= Pythium in turfgrass =

Pythium disease, also known as "Pythium blight," "cottony blight," or "grease spot," is a highly destructive turfgrass disease caused by several different Pythium species. All naturally cultivated cool-season turfgrasses are susceptible to Pythium and if conditions are favorable to Pythium it can destroy a whole turfgrass stand in a few days or less. Pythium favors hot and very humid weather and will usually develop in low areas or swales in the turfgrass.

==Symptoms==
Pythium symptoms will first appear as small, irregularly shaped spots that are 1/2" to 4" inches in diameter and will join to form large patches that will often be long streaks. Pythium often develops into these streaks because it is the direction of water movement (drainage) most often ruts from golf carts and mowing equipment. The turfgrass leaves will at first look and feel water-soaked, greasy, or slimy. Once dew or moisture dries up the blade will shrivel up and collapse, often causing a matted brown turf. The turfgrass will begin to develop patches that fade to a light brown or gray color. With high humidity in early morning or throughout the day, diseased leaves may be covered with the white, cobwebby, mold like growth of the causal fungus, known as mycelium.

==Disease cycle==
Pythium may survive in the soil for extended periods of time, often coming from debris from past infected plants or spores living in the soil. Pythium spreads by the movement and growth of mycelium and spores from plant to plant. Pythium thrives in hot and humid weather typically day temperatures of 80 °F to 95 °F in areas that have little air movement but high moisture content. In lower temperatures of 55 °F to 65 °F and extended periods of wet weather Pythium is still prevalent. Pythium will most commonly appear during the "150 rule", which is when the sum of the average nighttime temperature and average relative humidity is greater than or equal to 150 °F. Pythium is most common when dew remains on the grass blade for 14 hours or more. Turf stands that have excess nitrogen and lush growth are very vulnerable to Pythium and will spread rapidly due to high nitrogen levels. Alkaline soils (above a pH of 7) and calcium deficient soils also tend to favor Pythium. Pythium survives over winter as oospores found in the soil. The pathogen therefore is easily spread with the movement of diseased plants, soil movement, surface water, or even from shoes.

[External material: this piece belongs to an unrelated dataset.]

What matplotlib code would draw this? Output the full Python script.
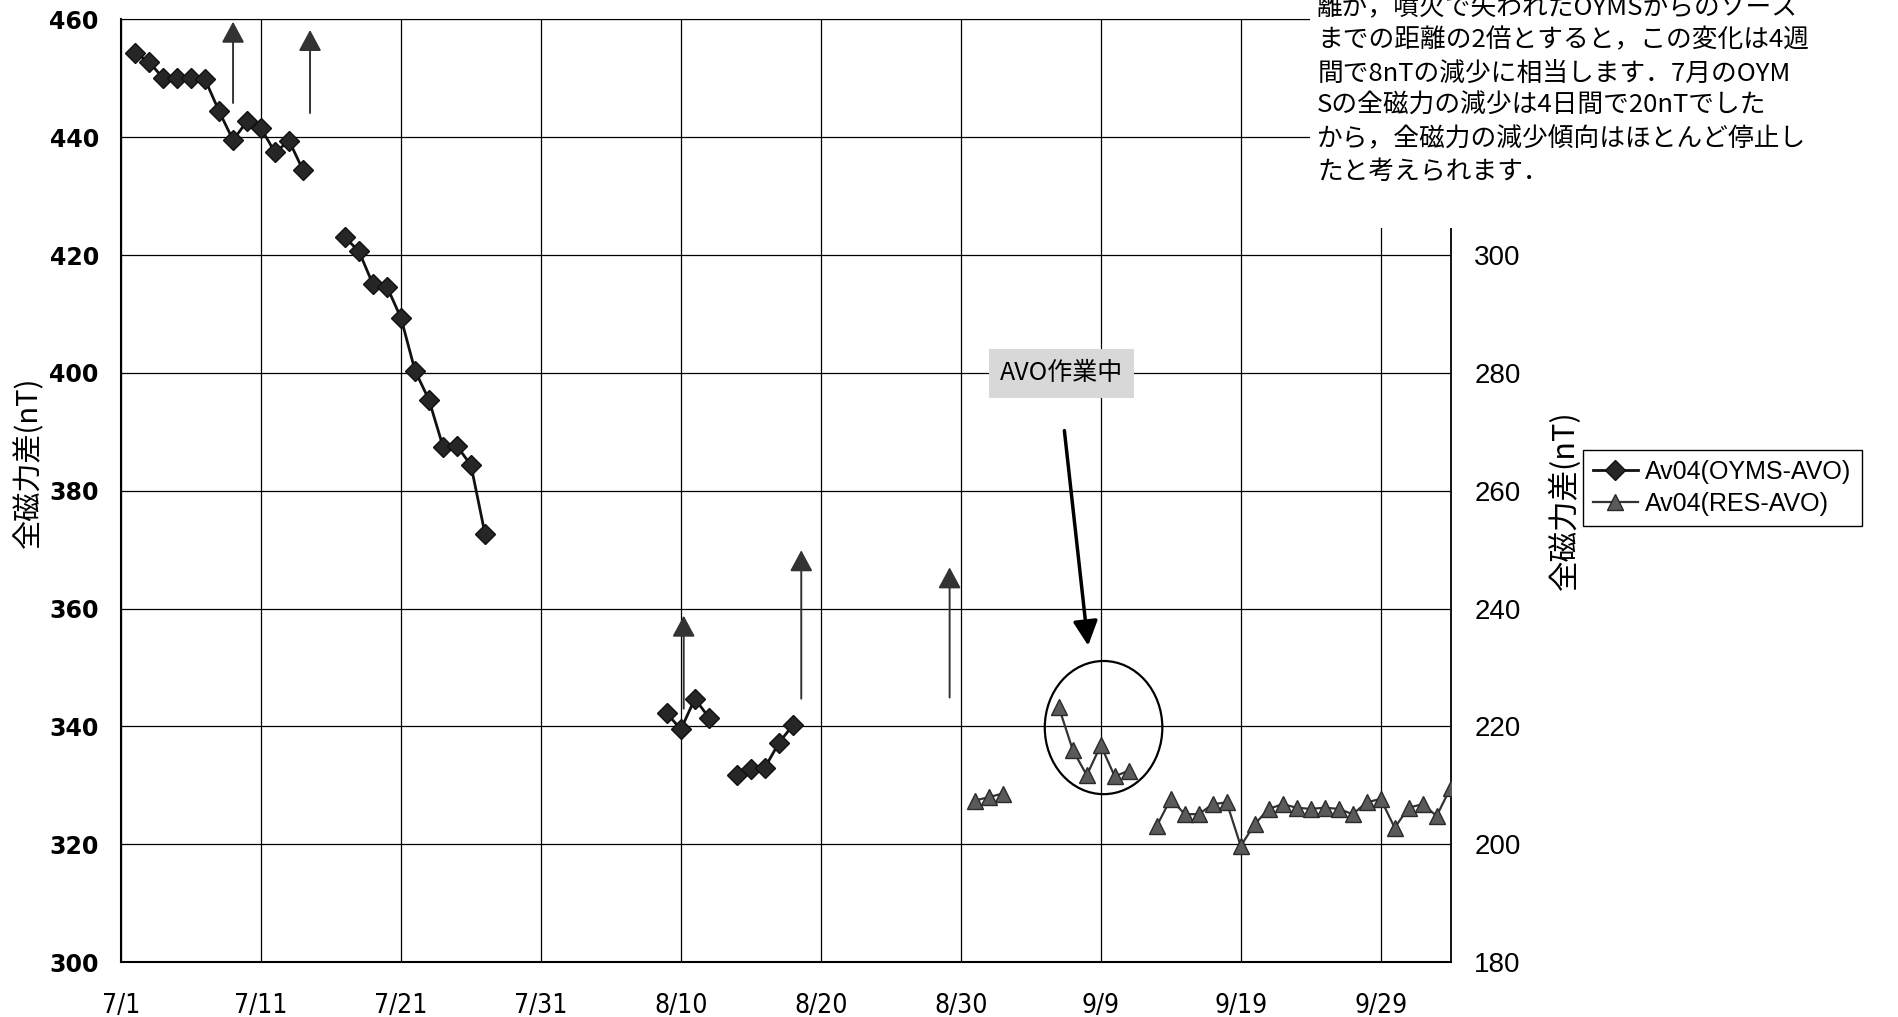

Pythium also causes "Damping off", "seed decay", or "seedling blight" of turfgrasses. This is most common in Perennial ryegrass (Lolium perenne) and happens in areas that are high above the recommended seeding rates. Not only does Pythium devastate the Turf canopy but the oomycete can also attack the roots and crowns, which will reduce growth, become off-colored, and cause thinning of turf.

==Cultural control==
Kentucky bluegrass and Fescue are less susceptible to Pythium blight than Perennial ryegrass and Bentgrass. Creating an environment that includes adequate drainage, good air movement, and balanced fertility will help prevent the disease. Removing dew during hot and humid weather will also help prevent Pythium. Dew can be removed from the grass from mowing, using a backpack blower, or dragging a hose across the grass. Install an internal drainage system if you have severe drainage problems. Improve air circulation (Installing fans, removing trees or shrubs) and avoid irrigation practices that will leave moisture on the grass blades for extended periods of time. An adequate aeration program will relieve compaction and improve drainage. Aeration should annually disrupt between 15 and 20% of the total surface area. Be sure that you are not applying excess nitrogen to your soil. Avoid using quick release fertilizers, try using slow release ammonium sources. If your soil pH is above 6.5 then use ammonium sulfate, which will acidify your soil. Most balanced fertility programs for Kentucky Bluegrass lawns will consist of applying 2-5 lbs of nitrogen per 1000 sqft a year.

==Chemical control==
If severe enough or on high valued turf (ex. golf greens) Pythium can be controlled with the use of fungicides. To stop the spread of Pythium in bentgrass and perennial ryegrass will most often have to involve a fungicide. Timing is critical to prevent or stop the spread of Pythium, if continued hot, wet weather is expected, apply fungicides at the first sign of symptoms. Preventative fungicide applications may be applied if necessary. Fungicides should be applied according to the instructions on the label. Minimize the cost of applying fungicides by selecting fungicides that will work on a wide range of turfgrass diseases at the same time.